Трагедия. Не театральная – настоящая. И для театра и для жизни. Умер не просто талантливый, нужный, востребованный артист; умер тот, на ком 27 лет держался театр «Школа современной пьесы». Это с ним мы ровно 27 лет назад 27 марта 1989 года позвали Любу Полищук и начали репетировать «Пришел мужчина к женщине», а потом открыли театр. Это с его участием мы сыграли более 30 премьер. Это с ним мы объездили весь мир. Много символического происходит вокруг нас. И вот одно из таких символических совпадений: последний в своей жизни спектакль Филозов сыграл ночью именно 27 марта. Это был «Город», который театр показывал на культурном форуме в Манеже.

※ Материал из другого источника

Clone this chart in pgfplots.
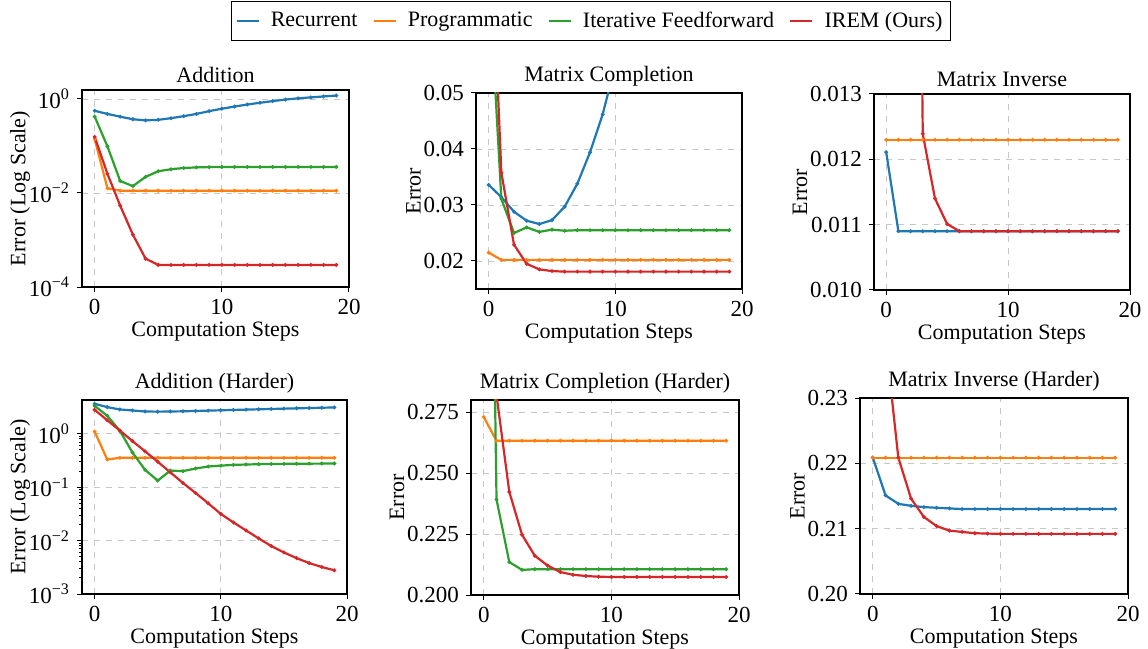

Не прошло и четверти часа после его смерти, как начались звонки от одиозных телепрограмм – Малахова, Корчевникова, «НТВ». Они зовут на свои телеэфиры, вовсе не собираясь рассказывать о Филозове-артисте. Им нужно раскопать что-нибудь пошлое и мерзкое, чтобы порадовать своих зрителей – тех самых, которым засирают мозги на своих политических шоу. Как мародеры они кидаются на смерть человека, никогда не игравшего по их правилам. И, пользуясь случаем, хочу им сказать: Филозов и ваши программы – две вещи несовместные.

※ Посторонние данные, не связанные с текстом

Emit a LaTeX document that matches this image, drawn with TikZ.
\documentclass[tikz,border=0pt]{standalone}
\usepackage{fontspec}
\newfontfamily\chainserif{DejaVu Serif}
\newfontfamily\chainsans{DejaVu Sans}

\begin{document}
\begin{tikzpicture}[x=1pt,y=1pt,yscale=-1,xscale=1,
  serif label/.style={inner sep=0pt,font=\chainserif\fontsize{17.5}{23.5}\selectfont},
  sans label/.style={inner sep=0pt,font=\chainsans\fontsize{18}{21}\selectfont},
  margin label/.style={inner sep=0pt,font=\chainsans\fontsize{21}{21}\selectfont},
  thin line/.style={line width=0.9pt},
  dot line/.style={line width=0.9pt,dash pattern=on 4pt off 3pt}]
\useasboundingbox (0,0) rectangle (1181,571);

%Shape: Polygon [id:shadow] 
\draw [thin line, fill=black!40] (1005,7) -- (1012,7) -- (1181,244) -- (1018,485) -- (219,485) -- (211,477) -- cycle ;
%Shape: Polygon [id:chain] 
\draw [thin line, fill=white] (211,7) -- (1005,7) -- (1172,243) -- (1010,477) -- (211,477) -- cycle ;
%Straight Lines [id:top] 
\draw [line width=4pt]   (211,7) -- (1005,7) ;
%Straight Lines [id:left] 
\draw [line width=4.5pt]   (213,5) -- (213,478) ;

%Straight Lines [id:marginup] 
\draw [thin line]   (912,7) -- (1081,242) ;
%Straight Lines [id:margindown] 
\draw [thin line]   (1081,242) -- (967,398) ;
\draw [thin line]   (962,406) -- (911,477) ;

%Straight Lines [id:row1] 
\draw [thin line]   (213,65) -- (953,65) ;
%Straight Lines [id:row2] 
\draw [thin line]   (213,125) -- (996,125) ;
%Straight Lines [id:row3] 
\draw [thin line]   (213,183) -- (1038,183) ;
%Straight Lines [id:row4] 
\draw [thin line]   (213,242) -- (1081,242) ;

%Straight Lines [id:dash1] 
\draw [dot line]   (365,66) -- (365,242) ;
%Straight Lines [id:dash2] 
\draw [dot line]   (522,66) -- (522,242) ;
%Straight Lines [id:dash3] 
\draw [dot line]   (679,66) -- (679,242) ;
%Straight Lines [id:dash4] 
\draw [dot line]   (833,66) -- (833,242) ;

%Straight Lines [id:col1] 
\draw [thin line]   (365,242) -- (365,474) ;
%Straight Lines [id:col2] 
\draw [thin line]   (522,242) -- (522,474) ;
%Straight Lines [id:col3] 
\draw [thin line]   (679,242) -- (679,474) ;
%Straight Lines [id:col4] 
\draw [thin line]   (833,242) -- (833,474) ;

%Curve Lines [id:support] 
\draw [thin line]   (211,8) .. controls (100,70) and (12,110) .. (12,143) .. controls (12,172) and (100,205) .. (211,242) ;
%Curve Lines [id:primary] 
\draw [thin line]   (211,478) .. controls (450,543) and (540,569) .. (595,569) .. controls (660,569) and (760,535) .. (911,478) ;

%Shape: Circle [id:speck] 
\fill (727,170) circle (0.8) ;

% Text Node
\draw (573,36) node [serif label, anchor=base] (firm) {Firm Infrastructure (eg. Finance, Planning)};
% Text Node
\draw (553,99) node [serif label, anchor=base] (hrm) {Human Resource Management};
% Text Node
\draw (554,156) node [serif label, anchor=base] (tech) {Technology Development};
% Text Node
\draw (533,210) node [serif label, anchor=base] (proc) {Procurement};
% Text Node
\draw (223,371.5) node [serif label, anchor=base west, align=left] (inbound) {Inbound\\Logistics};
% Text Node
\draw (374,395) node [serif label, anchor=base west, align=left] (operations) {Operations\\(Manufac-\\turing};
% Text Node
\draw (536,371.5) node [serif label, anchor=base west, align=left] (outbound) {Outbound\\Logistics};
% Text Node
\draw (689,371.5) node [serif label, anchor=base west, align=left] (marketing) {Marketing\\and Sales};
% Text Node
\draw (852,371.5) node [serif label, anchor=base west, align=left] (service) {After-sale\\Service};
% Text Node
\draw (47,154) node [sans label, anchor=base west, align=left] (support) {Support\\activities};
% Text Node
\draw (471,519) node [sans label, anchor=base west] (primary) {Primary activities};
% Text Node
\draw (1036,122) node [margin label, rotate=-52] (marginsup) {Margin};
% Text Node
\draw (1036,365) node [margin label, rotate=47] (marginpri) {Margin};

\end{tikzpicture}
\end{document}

Альберт Филозов – уникальный артист и уникальное явление русской культуры. Не только потому, что обладал огромным талантом, а потому что человек особенный. Как часто наша профессия провоцирует в людях самые отрицательные мерзкие проявления характера – зависть, алчность, расчетливость, амбициозность, высокомерие… Но Филозов – один из немногих людей культуры, в котором культура была составной частью его собственной личности и образа жизни. Искренний, честный, порядочный, высоконравственный – все эти эпитеты не дань уважения, а чистая правда. За многие годы совместной работы он никогда не спросил меня, какой гонорар получит, сколько ему заплатят за гастроли или ночной прогон. Он жил и работал, оберегая свою территорию, и никогда не лез на чужую. Один из немногих артистов, кто сначала что-то самостоятельно пробовал, а потом в крайне редких случаях мог предложить режиссеру свое решение персонажа или сцены. Один из тех немногих, кто не мнил себя драматургом или режиссером. Очень уважал эти профессии. А потому не позволял себе отсебятину – в тексте или в мизансцене. Никогда за всю его работу в театре не отменил спектакля – по болезни или в связи с киносъемками, которых у него было огромное количество. Первый спектакль с участием Филозова, который мы вынуждены заменить, должен был состояться в день его похорон. Все артисты нашего театра вышли на сцену – и это был вечер памяти Альберта Леонидовича.